Unraveling the mechanism of phosphine-catalyzed azetine formation and BF3-mediated ring-opening to axially chiral alkenes: a DFT study

Abstract

The recent experimental synthesis of 2-azetines and axially chiral alkenes via phosphine catalysis coupled with BF₃·Et₂O/Et₃SiH/H₂O-mediated ring-opening presents a complex mechanistic puzzle. Key questions regarding the oversimplified reaction sequence, the regioselectivity of zwitterionic intermediates, the origin of high stereocontrol, and the synergistic role of BF₃ remain unresolved.

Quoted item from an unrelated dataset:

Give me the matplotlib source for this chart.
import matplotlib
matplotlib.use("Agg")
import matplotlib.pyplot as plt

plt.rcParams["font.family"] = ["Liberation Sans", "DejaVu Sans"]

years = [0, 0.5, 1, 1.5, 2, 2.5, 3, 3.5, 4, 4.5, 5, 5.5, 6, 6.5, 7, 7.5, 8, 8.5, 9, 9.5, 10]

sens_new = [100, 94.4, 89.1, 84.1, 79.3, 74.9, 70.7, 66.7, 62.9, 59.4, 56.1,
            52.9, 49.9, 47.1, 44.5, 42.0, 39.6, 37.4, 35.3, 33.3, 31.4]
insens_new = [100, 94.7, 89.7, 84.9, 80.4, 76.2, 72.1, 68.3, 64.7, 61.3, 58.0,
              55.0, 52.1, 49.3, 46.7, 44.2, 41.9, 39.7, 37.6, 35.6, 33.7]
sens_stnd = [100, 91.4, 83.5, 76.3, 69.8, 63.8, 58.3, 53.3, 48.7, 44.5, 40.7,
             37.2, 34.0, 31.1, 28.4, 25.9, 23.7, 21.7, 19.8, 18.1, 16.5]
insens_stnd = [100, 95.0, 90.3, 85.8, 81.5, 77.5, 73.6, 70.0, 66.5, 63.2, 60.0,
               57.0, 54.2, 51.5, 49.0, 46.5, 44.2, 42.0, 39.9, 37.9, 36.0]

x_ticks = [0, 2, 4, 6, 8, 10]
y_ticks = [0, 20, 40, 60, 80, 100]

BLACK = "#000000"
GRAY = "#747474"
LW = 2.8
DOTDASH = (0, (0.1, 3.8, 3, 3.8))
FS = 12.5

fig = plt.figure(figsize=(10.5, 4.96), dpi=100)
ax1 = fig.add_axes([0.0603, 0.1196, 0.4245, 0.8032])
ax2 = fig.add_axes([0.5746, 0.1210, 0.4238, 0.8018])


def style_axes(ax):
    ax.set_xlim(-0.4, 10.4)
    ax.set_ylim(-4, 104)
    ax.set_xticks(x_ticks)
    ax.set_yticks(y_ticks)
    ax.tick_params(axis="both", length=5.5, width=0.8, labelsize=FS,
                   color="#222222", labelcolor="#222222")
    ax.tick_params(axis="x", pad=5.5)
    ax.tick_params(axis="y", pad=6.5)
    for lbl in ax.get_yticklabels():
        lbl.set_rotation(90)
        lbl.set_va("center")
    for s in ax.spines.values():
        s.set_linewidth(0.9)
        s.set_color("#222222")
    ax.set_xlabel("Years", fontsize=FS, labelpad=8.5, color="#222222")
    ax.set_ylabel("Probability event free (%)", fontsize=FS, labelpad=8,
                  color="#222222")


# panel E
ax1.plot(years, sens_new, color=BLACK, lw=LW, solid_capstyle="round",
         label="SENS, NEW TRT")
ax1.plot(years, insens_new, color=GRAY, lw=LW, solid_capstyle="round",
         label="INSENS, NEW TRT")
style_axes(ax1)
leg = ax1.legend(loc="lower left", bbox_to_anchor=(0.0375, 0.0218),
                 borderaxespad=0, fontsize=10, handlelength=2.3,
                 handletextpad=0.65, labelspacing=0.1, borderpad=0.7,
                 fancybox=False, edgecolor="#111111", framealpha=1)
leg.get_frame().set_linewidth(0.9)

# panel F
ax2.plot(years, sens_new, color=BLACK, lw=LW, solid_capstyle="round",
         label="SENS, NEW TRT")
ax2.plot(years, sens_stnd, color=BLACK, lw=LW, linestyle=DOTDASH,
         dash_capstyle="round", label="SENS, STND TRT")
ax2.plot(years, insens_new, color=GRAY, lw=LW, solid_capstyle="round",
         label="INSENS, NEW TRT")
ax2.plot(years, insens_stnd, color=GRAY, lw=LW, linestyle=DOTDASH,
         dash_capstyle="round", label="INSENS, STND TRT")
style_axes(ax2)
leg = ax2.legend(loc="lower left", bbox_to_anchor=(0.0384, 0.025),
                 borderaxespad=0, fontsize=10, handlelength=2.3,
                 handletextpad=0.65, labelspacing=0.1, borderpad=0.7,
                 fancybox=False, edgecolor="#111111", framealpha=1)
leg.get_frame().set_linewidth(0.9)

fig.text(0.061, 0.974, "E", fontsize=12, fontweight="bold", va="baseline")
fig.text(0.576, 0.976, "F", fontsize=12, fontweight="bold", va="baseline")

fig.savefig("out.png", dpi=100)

Herein, we present a comprehensive DFT study that elucidates the detailed eight-step mechanism, encompassing phosphine-initiated conjugate addition, nucleophilic attack, cyclization, catalyst dissociation, BF₃ activation, hydride transfer, ring-opening, and hydrolysis. Our analysis reveals that the nucleophilic addition step dictates the stereoselectivity, with the favoured pathway being stabilized by minimal conformational distortion and multiple C–H⋯O hydrogen bonds and lp⋯π interactions. Distortion/interaction analysis rationalizes the exclusive regioselectivity at the C4 site over the C2 site. Crucially, BF₃ not only activates the carbonyl group to facilitate hydride transfer but also generates an acidic environment that promotes efficient N–Si bond hydrolysis. This work provides a fundamental understanding of the reaction dynamics and offers theoretical guidance for designing related cascade reactions.